= WRITTEN INSTRUCTION =
Select from the records below every line that has the word "this" in it.

= DATA SUPPLIED =
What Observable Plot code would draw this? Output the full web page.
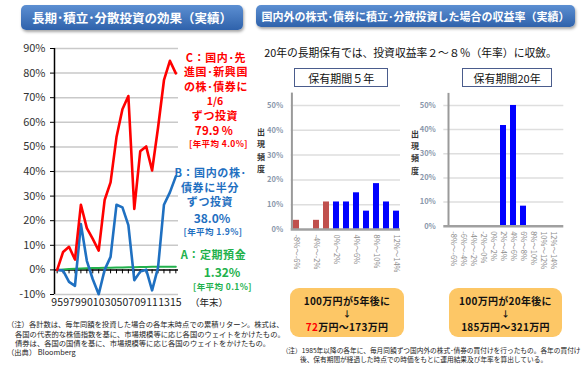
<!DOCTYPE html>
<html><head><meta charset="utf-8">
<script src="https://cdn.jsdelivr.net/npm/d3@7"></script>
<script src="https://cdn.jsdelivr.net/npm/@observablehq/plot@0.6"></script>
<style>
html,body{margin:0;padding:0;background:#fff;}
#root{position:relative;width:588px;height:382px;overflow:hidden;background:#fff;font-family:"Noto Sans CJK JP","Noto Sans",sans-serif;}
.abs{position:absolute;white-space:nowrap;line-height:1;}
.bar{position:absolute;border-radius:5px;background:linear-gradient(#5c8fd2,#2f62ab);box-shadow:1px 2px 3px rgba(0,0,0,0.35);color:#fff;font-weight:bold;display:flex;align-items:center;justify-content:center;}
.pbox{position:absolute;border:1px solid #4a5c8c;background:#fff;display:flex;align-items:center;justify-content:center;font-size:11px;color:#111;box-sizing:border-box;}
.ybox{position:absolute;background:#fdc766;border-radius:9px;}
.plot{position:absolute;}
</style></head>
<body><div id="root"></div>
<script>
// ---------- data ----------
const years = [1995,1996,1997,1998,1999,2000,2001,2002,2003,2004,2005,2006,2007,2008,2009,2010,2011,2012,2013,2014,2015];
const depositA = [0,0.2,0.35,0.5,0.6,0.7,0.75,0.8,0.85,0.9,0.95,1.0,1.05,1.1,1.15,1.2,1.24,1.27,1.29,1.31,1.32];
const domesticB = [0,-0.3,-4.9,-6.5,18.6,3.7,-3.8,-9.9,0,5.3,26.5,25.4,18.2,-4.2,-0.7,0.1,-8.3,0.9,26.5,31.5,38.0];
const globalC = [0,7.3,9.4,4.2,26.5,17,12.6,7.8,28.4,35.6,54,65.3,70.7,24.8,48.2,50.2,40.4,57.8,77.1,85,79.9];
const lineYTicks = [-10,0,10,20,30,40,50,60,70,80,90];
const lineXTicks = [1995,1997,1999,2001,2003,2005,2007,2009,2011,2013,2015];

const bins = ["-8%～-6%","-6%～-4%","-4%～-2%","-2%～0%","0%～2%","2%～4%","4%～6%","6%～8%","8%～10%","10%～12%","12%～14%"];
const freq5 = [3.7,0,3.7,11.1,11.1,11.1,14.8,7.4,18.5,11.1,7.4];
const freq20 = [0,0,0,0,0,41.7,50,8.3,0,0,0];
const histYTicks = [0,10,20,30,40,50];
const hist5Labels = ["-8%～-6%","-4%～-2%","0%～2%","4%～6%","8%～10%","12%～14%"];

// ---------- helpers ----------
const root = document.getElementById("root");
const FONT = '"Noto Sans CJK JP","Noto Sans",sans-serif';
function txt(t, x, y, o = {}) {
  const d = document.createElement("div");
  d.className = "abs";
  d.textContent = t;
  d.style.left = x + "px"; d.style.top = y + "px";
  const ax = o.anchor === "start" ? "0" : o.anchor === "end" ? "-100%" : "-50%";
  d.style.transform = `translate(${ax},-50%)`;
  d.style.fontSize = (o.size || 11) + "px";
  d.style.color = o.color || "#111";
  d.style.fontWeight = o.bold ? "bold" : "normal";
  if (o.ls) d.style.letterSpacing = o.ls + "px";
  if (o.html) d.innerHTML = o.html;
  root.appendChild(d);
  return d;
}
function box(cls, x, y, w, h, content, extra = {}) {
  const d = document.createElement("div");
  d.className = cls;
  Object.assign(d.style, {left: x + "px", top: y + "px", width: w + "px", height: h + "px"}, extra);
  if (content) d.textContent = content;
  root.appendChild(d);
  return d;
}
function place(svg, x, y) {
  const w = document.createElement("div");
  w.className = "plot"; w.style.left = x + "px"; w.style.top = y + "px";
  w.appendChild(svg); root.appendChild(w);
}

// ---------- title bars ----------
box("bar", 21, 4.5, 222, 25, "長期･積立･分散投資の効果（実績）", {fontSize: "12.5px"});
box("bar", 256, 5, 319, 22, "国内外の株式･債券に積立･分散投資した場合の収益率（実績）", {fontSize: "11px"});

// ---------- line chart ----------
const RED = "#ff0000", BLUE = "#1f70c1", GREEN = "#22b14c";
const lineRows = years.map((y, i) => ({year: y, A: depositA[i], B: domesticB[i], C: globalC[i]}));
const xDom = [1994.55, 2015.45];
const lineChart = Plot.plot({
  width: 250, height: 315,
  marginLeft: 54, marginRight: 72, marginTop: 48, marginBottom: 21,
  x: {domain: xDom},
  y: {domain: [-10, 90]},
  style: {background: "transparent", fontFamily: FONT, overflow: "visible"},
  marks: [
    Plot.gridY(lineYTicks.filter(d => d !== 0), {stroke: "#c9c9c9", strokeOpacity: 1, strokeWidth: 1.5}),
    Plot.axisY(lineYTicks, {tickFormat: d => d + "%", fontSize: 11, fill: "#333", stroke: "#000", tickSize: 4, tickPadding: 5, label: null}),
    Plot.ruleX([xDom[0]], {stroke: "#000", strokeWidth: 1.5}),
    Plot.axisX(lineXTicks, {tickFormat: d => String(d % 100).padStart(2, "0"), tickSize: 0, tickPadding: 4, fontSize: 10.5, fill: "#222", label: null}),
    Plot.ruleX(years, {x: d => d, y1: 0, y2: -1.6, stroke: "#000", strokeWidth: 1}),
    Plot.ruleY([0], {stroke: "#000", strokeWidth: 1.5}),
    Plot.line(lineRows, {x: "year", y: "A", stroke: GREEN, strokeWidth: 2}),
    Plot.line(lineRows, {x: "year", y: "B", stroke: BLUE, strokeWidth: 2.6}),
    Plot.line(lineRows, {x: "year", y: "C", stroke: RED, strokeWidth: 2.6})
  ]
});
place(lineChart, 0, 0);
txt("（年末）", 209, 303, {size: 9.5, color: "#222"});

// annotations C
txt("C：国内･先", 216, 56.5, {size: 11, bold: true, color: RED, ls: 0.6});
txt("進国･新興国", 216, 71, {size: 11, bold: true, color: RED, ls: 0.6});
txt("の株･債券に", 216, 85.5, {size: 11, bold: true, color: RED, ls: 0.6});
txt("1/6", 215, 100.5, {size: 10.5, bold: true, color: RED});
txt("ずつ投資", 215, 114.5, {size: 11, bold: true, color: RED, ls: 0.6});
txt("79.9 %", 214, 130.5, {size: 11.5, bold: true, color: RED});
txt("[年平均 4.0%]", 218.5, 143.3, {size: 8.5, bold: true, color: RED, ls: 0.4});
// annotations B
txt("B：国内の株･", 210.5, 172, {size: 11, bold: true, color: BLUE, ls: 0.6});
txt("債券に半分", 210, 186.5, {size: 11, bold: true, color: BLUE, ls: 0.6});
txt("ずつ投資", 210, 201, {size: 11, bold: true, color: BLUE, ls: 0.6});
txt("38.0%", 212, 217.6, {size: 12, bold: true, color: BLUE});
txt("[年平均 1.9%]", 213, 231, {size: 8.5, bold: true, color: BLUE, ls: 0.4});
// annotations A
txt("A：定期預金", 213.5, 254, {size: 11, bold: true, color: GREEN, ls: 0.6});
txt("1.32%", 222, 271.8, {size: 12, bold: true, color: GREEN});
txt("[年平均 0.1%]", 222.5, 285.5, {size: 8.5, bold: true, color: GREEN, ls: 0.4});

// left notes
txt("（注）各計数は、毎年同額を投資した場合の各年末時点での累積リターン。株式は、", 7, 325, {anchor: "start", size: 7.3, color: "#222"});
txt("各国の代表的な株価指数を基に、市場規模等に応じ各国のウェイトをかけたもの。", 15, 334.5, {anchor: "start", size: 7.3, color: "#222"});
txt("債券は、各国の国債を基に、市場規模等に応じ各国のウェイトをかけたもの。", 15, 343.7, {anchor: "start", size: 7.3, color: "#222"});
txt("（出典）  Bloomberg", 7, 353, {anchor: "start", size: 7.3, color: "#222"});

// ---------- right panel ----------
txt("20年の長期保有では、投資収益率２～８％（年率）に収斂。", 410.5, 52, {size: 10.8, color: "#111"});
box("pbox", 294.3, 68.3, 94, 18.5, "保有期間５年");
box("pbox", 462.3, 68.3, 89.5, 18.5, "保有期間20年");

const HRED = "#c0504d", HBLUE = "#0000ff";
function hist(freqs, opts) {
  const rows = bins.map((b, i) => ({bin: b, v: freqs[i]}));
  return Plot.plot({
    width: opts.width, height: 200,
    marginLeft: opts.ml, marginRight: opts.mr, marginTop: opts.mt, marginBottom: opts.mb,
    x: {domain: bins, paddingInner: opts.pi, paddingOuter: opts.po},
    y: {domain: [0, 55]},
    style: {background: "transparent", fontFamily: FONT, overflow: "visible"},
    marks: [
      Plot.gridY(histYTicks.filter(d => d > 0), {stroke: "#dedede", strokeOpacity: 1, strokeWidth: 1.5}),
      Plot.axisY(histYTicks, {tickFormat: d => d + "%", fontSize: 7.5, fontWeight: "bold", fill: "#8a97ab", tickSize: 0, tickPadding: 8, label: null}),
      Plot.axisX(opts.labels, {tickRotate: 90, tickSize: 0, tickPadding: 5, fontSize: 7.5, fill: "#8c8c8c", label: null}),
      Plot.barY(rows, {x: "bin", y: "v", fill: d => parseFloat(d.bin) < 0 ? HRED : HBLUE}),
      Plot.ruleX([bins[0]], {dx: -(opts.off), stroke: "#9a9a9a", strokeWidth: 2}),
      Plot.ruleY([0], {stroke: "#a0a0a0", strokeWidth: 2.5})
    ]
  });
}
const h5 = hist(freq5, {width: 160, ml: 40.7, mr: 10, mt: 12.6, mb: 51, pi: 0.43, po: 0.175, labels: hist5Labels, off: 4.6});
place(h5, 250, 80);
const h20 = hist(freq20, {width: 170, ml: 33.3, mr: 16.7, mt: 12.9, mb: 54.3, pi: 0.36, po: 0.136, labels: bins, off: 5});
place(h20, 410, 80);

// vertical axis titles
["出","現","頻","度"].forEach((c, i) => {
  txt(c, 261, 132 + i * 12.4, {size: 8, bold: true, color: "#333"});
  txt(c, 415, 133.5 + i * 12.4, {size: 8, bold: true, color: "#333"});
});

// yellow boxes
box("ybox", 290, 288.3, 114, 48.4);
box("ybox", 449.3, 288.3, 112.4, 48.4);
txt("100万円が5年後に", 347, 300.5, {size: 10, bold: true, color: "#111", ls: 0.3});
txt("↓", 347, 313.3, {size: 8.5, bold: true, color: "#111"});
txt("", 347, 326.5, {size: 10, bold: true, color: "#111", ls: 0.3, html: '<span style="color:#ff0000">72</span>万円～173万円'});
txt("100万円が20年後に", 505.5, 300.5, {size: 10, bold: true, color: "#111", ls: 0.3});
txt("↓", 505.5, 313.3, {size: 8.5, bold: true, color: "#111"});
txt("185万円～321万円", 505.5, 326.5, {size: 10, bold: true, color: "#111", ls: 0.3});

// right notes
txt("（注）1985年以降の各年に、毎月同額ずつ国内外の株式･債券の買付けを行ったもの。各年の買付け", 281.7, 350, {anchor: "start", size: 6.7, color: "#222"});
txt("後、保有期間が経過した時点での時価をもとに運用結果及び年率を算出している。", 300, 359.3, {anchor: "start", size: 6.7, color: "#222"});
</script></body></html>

--

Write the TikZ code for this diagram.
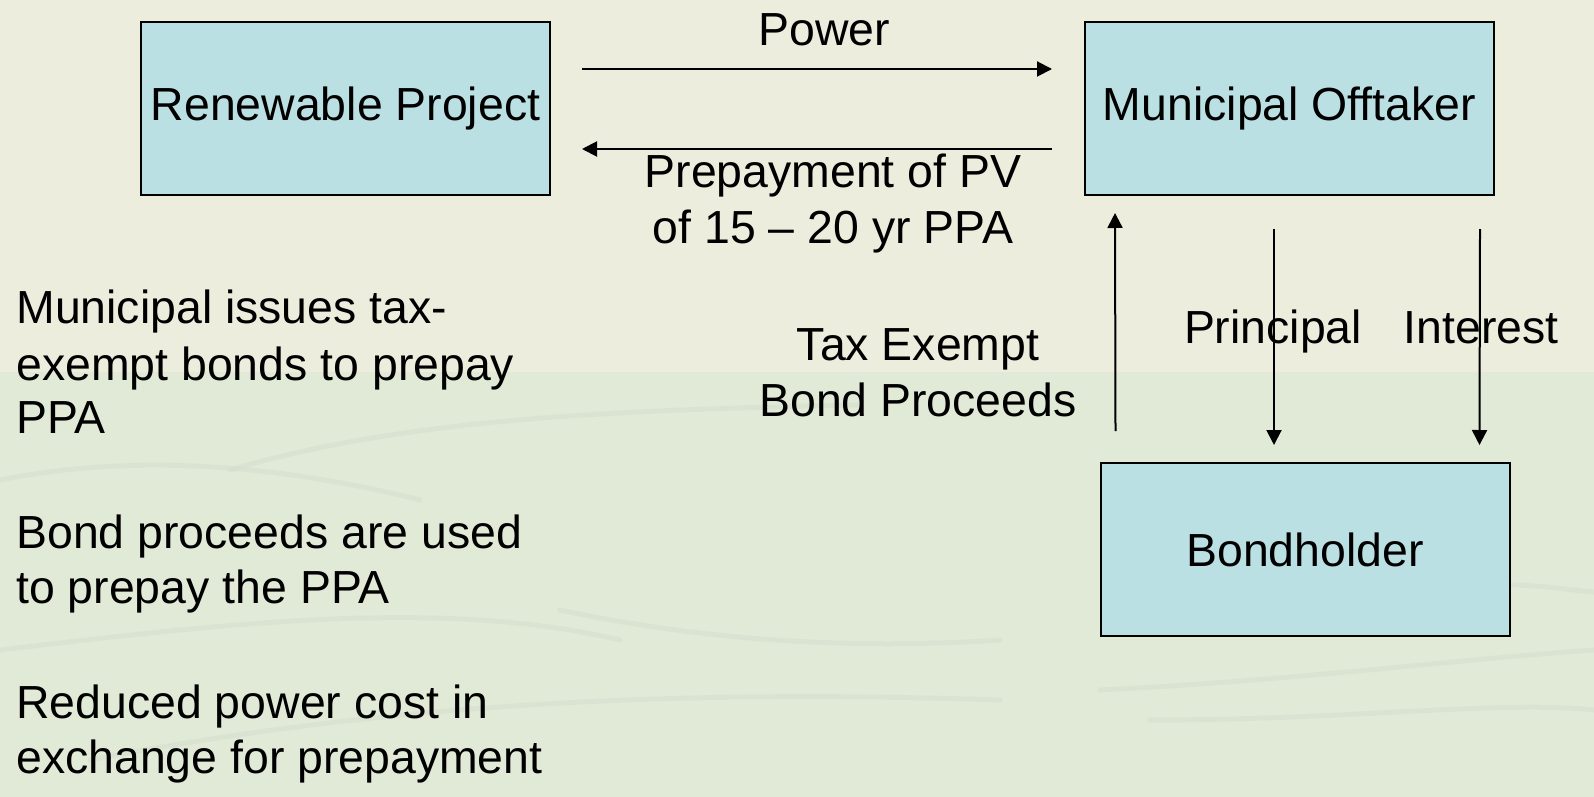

==

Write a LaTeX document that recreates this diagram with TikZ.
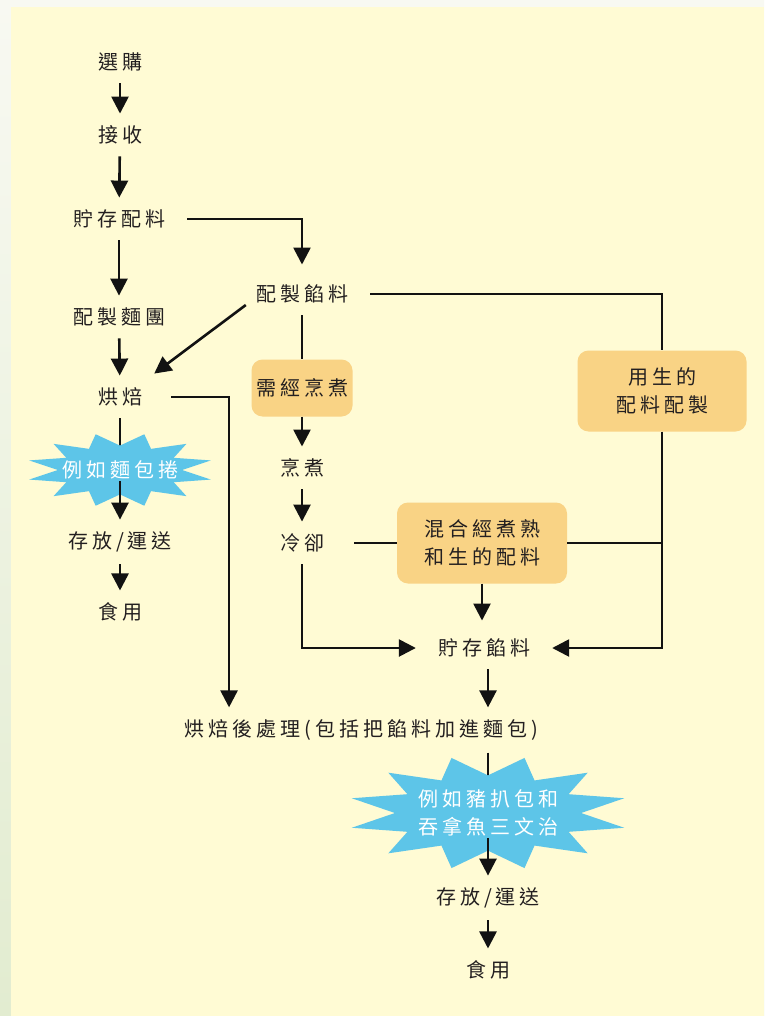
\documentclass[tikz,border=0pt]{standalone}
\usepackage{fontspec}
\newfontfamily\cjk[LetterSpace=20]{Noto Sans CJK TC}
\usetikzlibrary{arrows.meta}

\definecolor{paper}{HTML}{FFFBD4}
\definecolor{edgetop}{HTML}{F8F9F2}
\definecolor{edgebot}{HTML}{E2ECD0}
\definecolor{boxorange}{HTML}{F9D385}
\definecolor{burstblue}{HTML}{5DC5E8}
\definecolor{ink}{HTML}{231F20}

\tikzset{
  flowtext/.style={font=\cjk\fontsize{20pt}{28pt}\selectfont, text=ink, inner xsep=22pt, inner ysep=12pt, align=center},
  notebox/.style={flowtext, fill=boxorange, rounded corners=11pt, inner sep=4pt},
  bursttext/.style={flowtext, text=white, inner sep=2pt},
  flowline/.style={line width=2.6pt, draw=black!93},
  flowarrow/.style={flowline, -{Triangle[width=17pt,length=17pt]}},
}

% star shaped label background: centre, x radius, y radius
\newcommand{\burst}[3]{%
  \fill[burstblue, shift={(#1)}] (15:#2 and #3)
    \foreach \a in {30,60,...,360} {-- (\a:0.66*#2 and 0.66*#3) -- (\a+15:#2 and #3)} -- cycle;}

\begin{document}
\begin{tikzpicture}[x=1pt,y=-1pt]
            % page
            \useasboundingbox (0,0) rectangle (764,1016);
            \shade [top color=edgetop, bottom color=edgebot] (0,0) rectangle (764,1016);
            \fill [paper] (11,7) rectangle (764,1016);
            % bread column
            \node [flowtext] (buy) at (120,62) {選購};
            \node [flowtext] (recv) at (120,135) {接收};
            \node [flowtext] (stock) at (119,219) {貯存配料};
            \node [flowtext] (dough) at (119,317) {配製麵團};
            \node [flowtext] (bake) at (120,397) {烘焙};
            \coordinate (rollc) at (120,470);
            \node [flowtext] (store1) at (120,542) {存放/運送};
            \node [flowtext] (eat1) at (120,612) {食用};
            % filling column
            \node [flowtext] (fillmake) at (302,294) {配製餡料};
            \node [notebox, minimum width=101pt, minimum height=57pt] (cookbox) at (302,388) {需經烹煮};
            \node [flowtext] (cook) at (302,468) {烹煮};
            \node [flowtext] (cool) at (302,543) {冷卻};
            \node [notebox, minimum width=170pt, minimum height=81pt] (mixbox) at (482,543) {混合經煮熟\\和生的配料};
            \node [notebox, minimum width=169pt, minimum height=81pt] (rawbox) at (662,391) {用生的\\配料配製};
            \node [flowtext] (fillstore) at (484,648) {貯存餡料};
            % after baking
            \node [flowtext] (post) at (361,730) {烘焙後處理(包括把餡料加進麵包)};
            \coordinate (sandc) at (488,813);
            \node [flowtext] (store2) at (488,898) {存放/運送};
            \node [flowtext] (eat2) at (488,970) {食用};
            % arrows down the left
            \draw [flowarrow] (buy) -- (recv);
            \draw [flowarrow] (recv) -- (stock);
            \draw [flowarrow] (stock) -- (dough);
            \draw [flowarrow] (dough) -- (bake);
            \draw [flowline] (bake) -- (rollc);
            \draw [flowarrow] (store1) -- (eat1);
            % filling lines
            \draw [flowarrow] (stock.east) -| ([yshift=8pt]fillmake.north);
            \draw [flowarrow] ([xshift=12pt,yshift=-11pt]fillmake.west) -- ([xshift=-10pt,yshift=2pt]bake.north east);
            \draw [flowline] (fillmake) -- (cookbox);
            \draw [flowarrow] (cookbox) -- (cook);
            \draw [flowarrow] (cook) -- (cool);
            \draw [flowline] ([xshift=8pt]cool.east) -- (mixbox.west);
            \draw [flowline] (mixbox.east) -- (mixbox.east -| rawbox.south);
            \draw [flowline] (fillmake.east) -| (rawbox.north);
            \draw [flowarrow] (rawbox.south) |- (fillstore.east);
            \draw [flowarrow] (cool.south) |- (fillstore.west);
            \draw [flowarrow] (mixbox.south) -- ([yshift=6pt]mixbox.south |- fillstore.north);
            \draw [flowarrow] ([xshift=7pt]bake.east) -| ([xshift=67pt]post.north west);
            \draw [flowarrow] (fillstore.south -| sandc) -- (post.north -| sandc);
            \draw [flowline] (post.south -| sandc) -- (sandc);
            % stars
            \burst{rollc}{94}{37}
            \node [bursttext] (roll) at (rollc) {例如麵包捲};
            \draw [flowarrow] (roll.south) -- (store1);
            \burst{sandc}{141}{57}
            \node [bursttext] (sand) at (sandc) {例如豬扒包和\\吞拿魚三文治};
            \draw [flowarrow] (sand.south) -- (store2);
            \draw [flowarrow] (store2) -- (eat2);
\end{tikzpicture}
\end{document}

= WRITTEN REPLY =
What Observable Plot code would draw this? Output the full web page.
Write the TikZ code for this diagram.
Write a LaTeX document that recreates this diagram with TikZ.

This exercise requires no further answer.